とびきり美味しいカレー屋が奈良にある。
月曜は定休日だが今日は特別に営業している。
家内がそう言うから奈良へと向かった。
JR奈良駅から近鉄奈良まで歩いてまもなくカレー屋「toi印食店」に行き着いた。
店の前に置かれた帳面に名前を書くが、すでにかなりの待ち客があった。
一時間ほどお待たせするかもしれません。
店主の奥さんと思しき若い女性がそう言った。
家内を近くの茶店に待機させ結局待つこと一時間半。
古都の路地にて寒風に吹かれ、日差しに影がずいぶん伸びたところでようやく席に案内された。

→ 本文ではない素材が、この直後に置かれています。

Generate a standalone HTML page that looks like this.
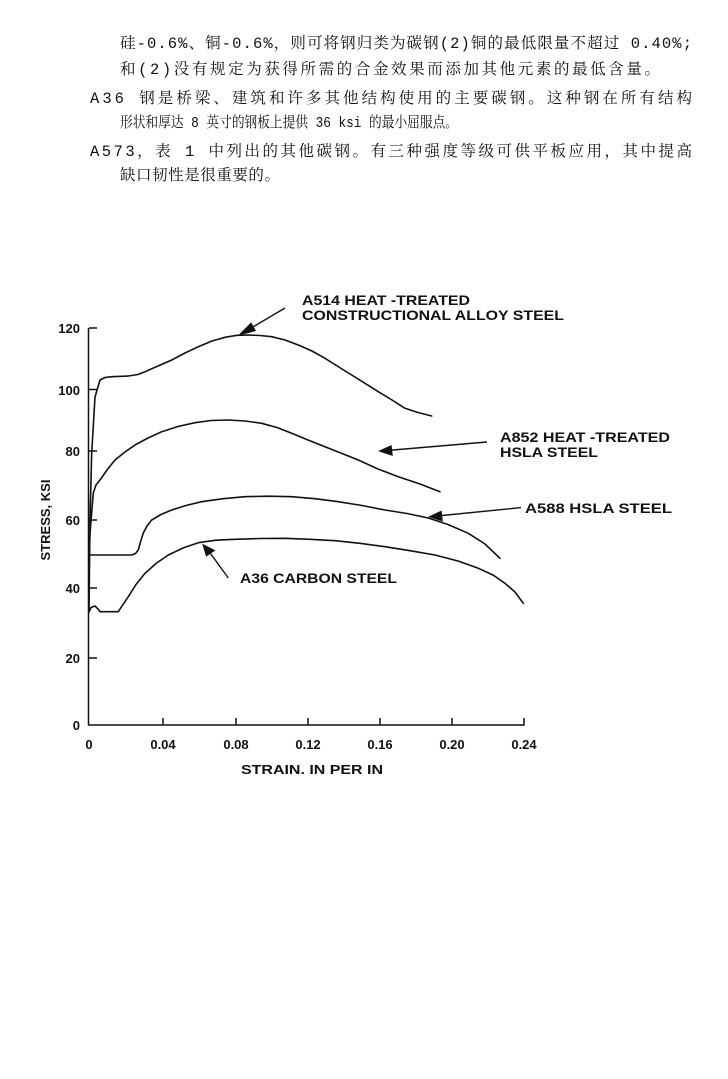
<!DOCTYPE html>
<html><head><meta charset="utf-8"><style>
html,body{margin:0;padding:0;background:#fff;}
svg{display:block}
.t{font-family:"Liberation Mono","Noto Serif CJK SC",serif;font-size:15.5px;fill:#111}
.l{font-family:"Liberation Sans",Arial,sans-serif;font-size:14px;font-weight:bold;fill:#111}
.k{font-family:"Liberation Sans",Arial,sans-serif;font-size:13px;fill:#111}
.c{fill:none;stroke:#111;stroke-width:1.6;stroke-linejoin:round;stroke-linecap:round}
</style></head><body>
<svg width="728" height="1079" viewBox="0 0 728 1079" xmlns="http://www.w3.org/2000/svg">
<rect width="728" height="1079" fill="#fff"/>
<text class="t" x="120" y="48" textLength="572" lengthAdjust="spacing">硅-0.6%、铜-0.6%，则可将钢归类为碳钢(2)铜的最低限量不超过 0.40%;</text>
<text class="t" x="120" y="74" textLength="540" lengthAdjust="spacing">和(2)没有规定为获得所需的合金效果而添加其他元素的最低含量。</text>
<text class="t" x="90" y="103" textLength="602" lengthAdjust="spacing">A36 钢是桥梁、建筑和许多其他结构使用的主要碳钢。这种钢在所有结构</text>
<text class="t" style="font-size:15px" x="120" y="127" textLength="338" lengthAdjust="spacingAndGlyphs">形状和厚达 8 英寸的钢板上提供 36 ksi 的最小屈服点。</text>
<text class="t" x="90" y="156" textLength="602" lengthAdjust="spacing">A573，表 1 中列出的其他碳钢。有三种强度等级可供平板应用，其中提高</text>
<text class="t" x="120" y="180" textLength="160" lengthAdjust="spacing">缺口韧性是很重要的。</text>

<!-- axes -->
<path d="M88.5,328 V725 H524 V718" fill="none" stroke="#111" stroke-width="1.5"/>
<g stroke="#111" stroke-width="1.5">
<line x1="89" y1="328" x2="97" y2="328"/><line x1="89" y1="389.5" x2="97" y2="389.5"/>
<line x1="89" y1="451" x2="97" y2="451"/><line x1="89" y1="520" x2="97" y2="520"/>
<line x1="89" y1="588" x2="97" y2="588"/><line x1="89" y1="658" x2="97" y2="658"/>
<line x1="163" y1="725" x2="163" y2="718"/><line x1="236" y1="725" x2="236" y2="718"/>
<line x1="308" y1="725" x2="308" y2="718"/><line x1="380" y1="725" x2="380" y2="718"/>
<line x1="452" y1="725" x2="452" y2="718"/>
</g>
<g class="k" text-anchor="end" font-weight="bold">
<text x="80" y="333">120</text><text x="80" y="395">100</text><text x="80" y="456">80</text>
<text x="80" y="525">60</text><text x="80" y="593">40</text><text x="80" y="663">20</text><text x="80" y="730">0</text>
</g>
<g class="k" text-anchor="middle" font-weight="bold">
<text x="89" y="749">0</text><text x="163" y="749">0.04</text><text x="236" y="749">0.08</text>
<text x="308" y="749">0.12</text><text x="380" y="749">0.16</text><text x="452" y="749">0.20</text><text x="524" y="749">0.24</text>
</g>
<text class="k" font-weight="bold" x="241" y="774" textLength="142" lengthAdjust="spacingAndGlyphs">STRAIN. IN PER IN</text>
<text class="k" font-weight="bold" transform="translate(50,520) rotate(-90)" text-anchor="middle">STRESS, KSI</text>

<!-- curves -->
<path class="c" d="M89,610 L90,520 91.7,453 95,397 100,380 105,377.5 111.7,376.7 128.3,376 138,374.5 145,371.7 158,366 171.7,360 185,353 198.3,346.7 212,341 225,337.3 237,335.3 248.3,335 260,335.5 271.7,336.7 285,340 298.3,345 312,351 325,358.3 338,366.5 351.7,375 365,383.3 378.3,391.7 392,400 405,408.3 418,412.5 431.7,416"/>
<path class="c" d="M89,560 L90,533 93.3,493 96,485 100,480 107,470 115,460 125,452 135,445 148,438 161.7,431.7 178,426.5 195,422.7 211,420.5 228.3,420 245,421 261.7,423.3 277,427.5 291.7,433.3 308,440 325,446.7 342,453.5 358.3,460 378,469 398.3,476.7 420,484 440,491.7"/>
<path class="c" d="M89,555 L131.7,555 135.5,553.5 138.3,550 140.5,542 143.3,533 147,526 151.7,520 161,514.5 171.7,510 186,505.5 201.7,501.7 223,498.7 245,496.7 268,496.2 291.7,496.7 315,498.7 338.3,501.7 362,505.5 385,510 407,513.5 428.3,518 448,524.5 468.3,533.3 485,544 500,558.3"/>
<path class="c" d="M89,612 L91,607.5 95,606 98,609 100,611.7 118.3,611.7 122,606 128.3,596.7 136,584.5 145,573.3 156,563.5 168.3,555 183,548 198.3,542.7 216,540.2 235,539.3 260,538.5 285,538.3 310,539.3 335,540.7 360,543.3 385,546.7 410,550.7 435,555 458,561 478.3,568.3 493,575 505,583.3 515,592 523.3,603.3"/>

<!-- arrows -->
<g stroke="#111" stroke-width="1.4" fill="#111">
<line x1="285" y1="308" x2="247" y2="330.5"/><polygon points="240,334.5 251,323.5 255,330.5"/>
<line x1="487" y1="442" x2="387" y2="450.5"/><polygon points="380,451 391,446 392,455"/>
<line x1="521" y1="507.6" x2="437" y2="516"/><polygon points="430,516.7 441,511.5 442,520.5"/>
<line x1="228.3" y1="578" x2="208" y2="550"/><polygon points="203.3,545 214,550.5 206.5,555.5"/>
</g>
<g class="l">
<text x="302" y="305" textLength="168" lengthAdjust="spacingAndGlyphs">A514 HEAT -TREATED</text>
<text x="302" y="320" textLength="262" lengthAdjust="spacingAndGlyphs">CONSTRUCTIONAL ALLOY STEEL</text>
<text x="500" y="442" textLength="170" lengthAdjust="spacingAndGlyphs">A852 HEAT -TREATED</text>
<text x="500" y="457" textLength="98" lengthAdjust="spacingAndGlyphs">HSLA STEEL</text>
<text x="525" y="513" textLength="147" lengthAdjust="spacingAndGlyphs">A588 HSLA STEEL</text>
<text x="240" y="583" textLength="157" lengthAdjust="spacingAndGlyphs">A36 CARBON STEEL</text>
</g>
</svg>
</body></html>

待った分だけ大いに食べようとなって、わたしも家内もカレーの四種セットを頼んだ。
もちろんカレーの味を強化するハバロネの注文も忘れない。
まもなく盆に載せられ各種カレーがやってきた。
チキン、鮮魚、豚肉、野菜といった四種のカレーがジャスミンライスを取り囲む。
一口食べてわたしは唸り、それぞれ食べてやっぱり唸った。
これぞカレー。
深みあってコクあってスパイスが効き、カラダの内側が歓喜をもってその奥ゆかしい風味に呼応した。
カレーが人類の主食である所以が腑に落ちた。
夫婦でともにライスをおかわりし、その大半をわたしが平らげたが、こんなカレーが添えられたら白飯がいくらあっても足りないという話だった。
おいしいだけでなく、生きるうえで必須。
そうスパイスが告げてカラダのなかを跳ね回る。
大勢の人が並んで待つのは、これを求めてのことに違いなかった。
女房と感動を分かち合い、しかしこれで一日が締め括られるのではなかった。
祝日だから人出があって、奈良の地は奈良らしく地味に賑わっていた。
猿沢池あたりから古民家が並ぶ一帯を歩き、次に向かったのはかき氷屋「ほうせき箱」だった。
わたしが抹茶で家内がいちごを頼み、二人で分け合った。
抹茶は抹茶でいちごはいちご。
素材の美味がいっそう際立ち、このかき氷にも感動を覚えた。
奈良も捨てたものではない。
そう話しつつぶらり歩いて駅へと向かった。
三年前、センター試験の会場は奈良だった。
近くのホテルに泊まってここらで長男と過ごした記憶を家内と辿り、大和路快速に乗って帰途に就いた。
途中、王寺駅から西大和生が乗ってきた。
ああ、懐かしい。
長男もこれに乗って家と学校を行き来したから大和路快速にはいろいろな思い出が詰まっていた。
担任の先生はほんとうに息子によくしてくれた。
夫婦の思いは同じ。
いくら感謝してもし足りない。
それほどの恩を受けたのであるから、やはり奈良はわたしたちにとって特別な場所なのだった。